Interstellar Fullerene Compounds and Diffuse Interstellar Bands

TL;DR

This paper reviews the potential role of various interstellar fullerenes and their compounds as carriers of diffuse interstellar bands, emphasizing their properties, formation, and spectral features, with a focus on C60+ and related molecules.

Contribution

It provides a comprehensive assessment of the importance of diverse interstellar fullerenes and heterofullerenes as DIB carriers, highlighting their spectral properties and formation mechanisms.

Findings

Fullerenes and EEHFs are plausible DIB carriers due to their stability and spectral features.

C60+ is confirmed as a DIB carrier, supporting fullerene relevance.
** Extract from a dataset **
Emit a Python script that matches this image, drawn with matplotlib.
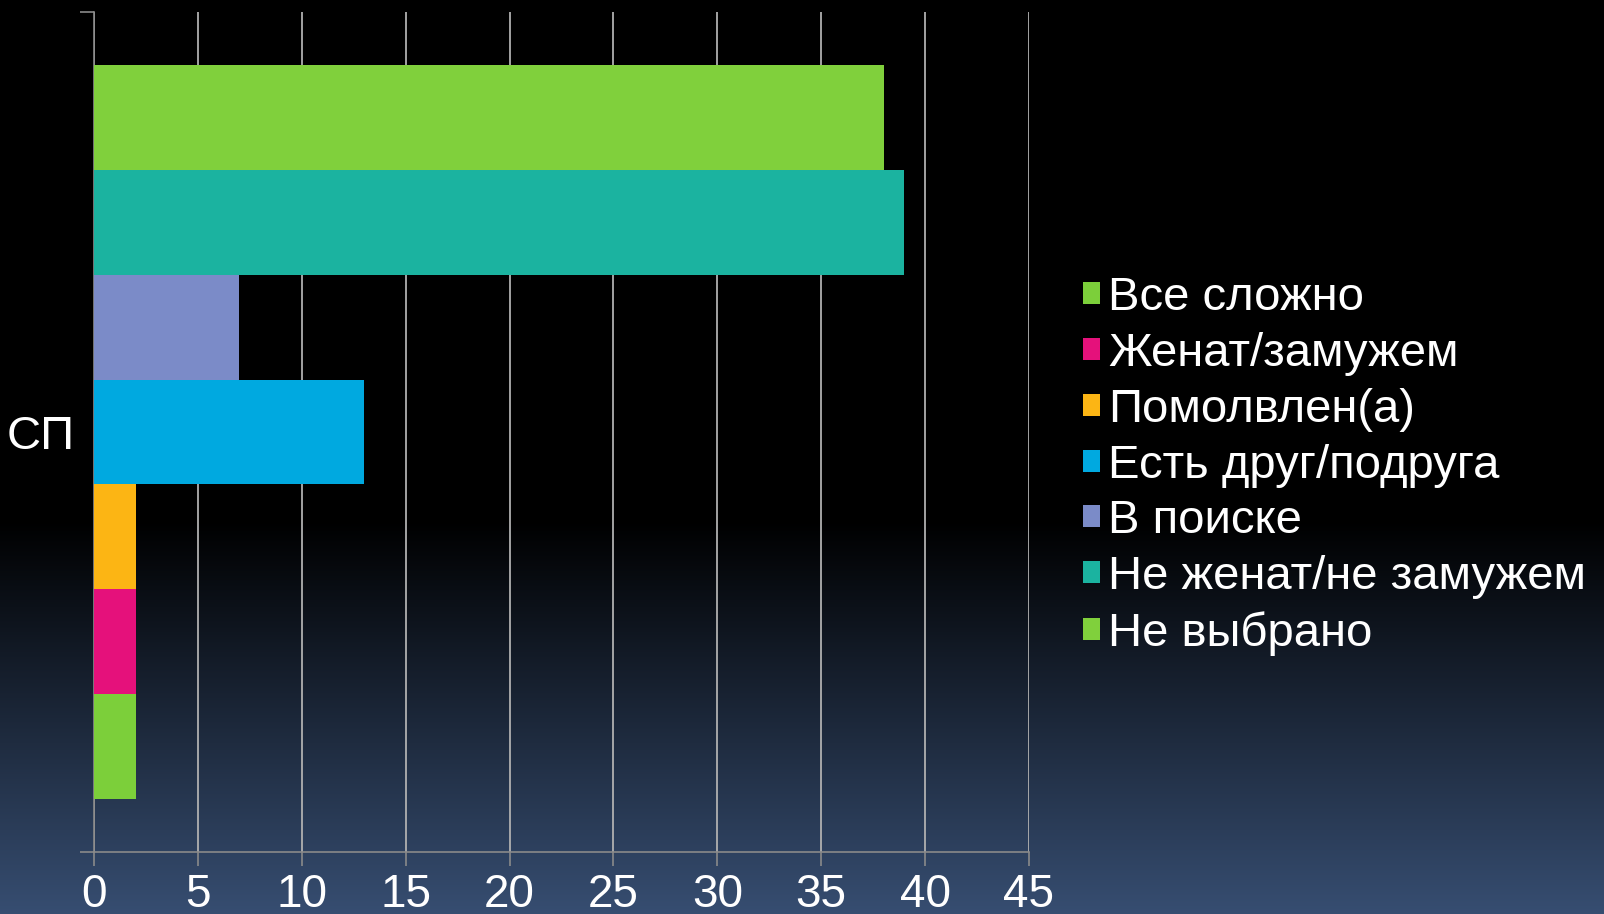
import numpy as np
import matplotlib.pyplot as plt
from matplotlib.patches import Patch

plt.rcParams['font.family'] = ['Liberation Sans', 'DejaVu Sans']

category = 'СП'
series = ['Все сложно', 'Женат/замужем', 'Помолвлен(а)', 'Есть друг/подруга',
          'В поиске', 'Не женат/не замужем', 'Не выбрано']
values = [2, 2, 2, 13, 7, 39, 38]
colors = ['#7CCF3A', '#E5117B', '#FCB514', '#00A9E0',
          '#7B8BC8', '#1BB3A0', '#80D03C']
xticks = list(range(0, 46, 5))

fig = plt.figure(figsize=(16.04, 9.14), dpi=100)

# background: black on top, fading to dark blue at the bottom
bg = fig.add_axes([0, 0, 1, 1], zorder=-10)
h = 914
t = np.clip((np.arange(h) - 520) / (h - 520), 0, 1)
bottom_col = np.array([0.215, 0.305, 0.445])
grad = t[:, None] * bottom_col[None, :]
bg.imshow(grad[:, None, :], aspect='auto', extent=[0, 1, 0, 1], origin='upper')
bg.axis('off')

ax = fig.add_axes([94 / 1604, 1 - 852 / 914, (1029 - 94) / 1604, (852 - 12) / 914])
ax.patch.set_alpha(0)

n = len(values)
ypos = np.arange(n)
for y, v, c, s in zip(ypos, values, colors, series):
    ax.barh(y, v, height=1.0, color=c, label=s, zorder=3)

pad = 0.51
ax.set_ylim(-0.5 - pad, n - 0.5 + pad)
ax.set_xlim(0, 45)
ax.set_xticks(xticks)
ax.set_xticklabels([str(x) for x in xticks], fontsize=33, color='white')
ax.tick_params(axis='x', length=10, width=1.2, color='#8a8a8a', pad=5, direction='out')

ax.set_yticks([(n - 1) / 2])
ax.set_yticklabels([category], fontsize=34, color='white')
ax.tick_params(axis='y', which='major', length=0, pad=14)
ax.set_yticks([-0.5 - pad, n - 0.5 + pad], minor=True)
ax.tick_params(axis='y', which='minor', length=10, width=1.2, color='#8a8a8a')

ax.grid(axis='x', color='#b0b0b0', linewidth=1.3, zorder=1)
for side in ['top', 'right']:
    ax.spines[side].set_visible(False)
ax.spines['left'].set_color('#8a8a8a')
ax.spines['bottom'].set_color('#8a8a8a')
ax.spines['left'].set_linewidth(1.2)
ax.spines['bottom'].set_linewidth(1.2)

handles = [Patch(facecolor=c, edgecolor='none') for c in colors]
leg = fig.legend(handles, series, loc='center left',
                 bbox_to_anchor=(1083 / 1604, 1 - 466 / 914),
                 fontsize=34, frameon=False, handlelength=0.36, handleheight=0.34,
                 handletextpad=0.17, labelspacing=0.25, borderpad=0, borderaxespad=0)
for txt in leg.get_texts():
    txt.set_color('white')

fig.savefig('out.png', dpi=100)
The interstellar fullerene landscape is likely more diverse than previously thought.

Abstract

Recently, the presence of fullerenes in the interstellar medium (ISM) has been confirmed especially with the first confirmed identification of two strong diffuse interstellar bands (DIBs) with C60+. This justifies reassesing the importance of interstellar fullerenes of various sizes with endohedral or exohedral inclusions and heterofullerenes (EEHFs). The phenomenology of fullerenes is complex. In addition to fullerene formation in shock shattering, fully dehydrogenated PAHs in diffuse interstellar (IS) clouds could perhaps efficiently transform into fullerenes including EEHFs. But it is extremely difficult to assess their expected abundance, composition and size distribution, except for C60+. EEHFs share many properties with C60, as regards stability, formation/destruction and chemical processes, and many basic spectral features. We address the interstellar importance of various EEHFs as possible DIB carriers. Specifically, we discuss IS properties and the contributions of fullerenes of various sizes and charge such as C60+, metallofullerenes, heterofullerenes, fulleranes, fullerene-PAH compounds, H2@C60. We conclude that the landscape of interstellar fullerenes is probably much richer than heretofore realized. EEHFs, together with pure fullerenes of various sizes, have properties necessary to be suitably carriers of DIBs: carbonaceous nature; stability and resilience in the ISM; various heteroatoms and ionization states; relatively easy formation; few stable isomers; right spectral range; energy internal conversion; Jahn-Teller fine structure. This is supported by the C60+ DIBs. But, the lack of information about optical spectra other than C60 and IS abundances still precludes definitive assessment of the importance of fullerenes as DIB carriers. Their compounds could significantly contribute to DIBs, but it still seems difficult that they are the only important DIB carriers.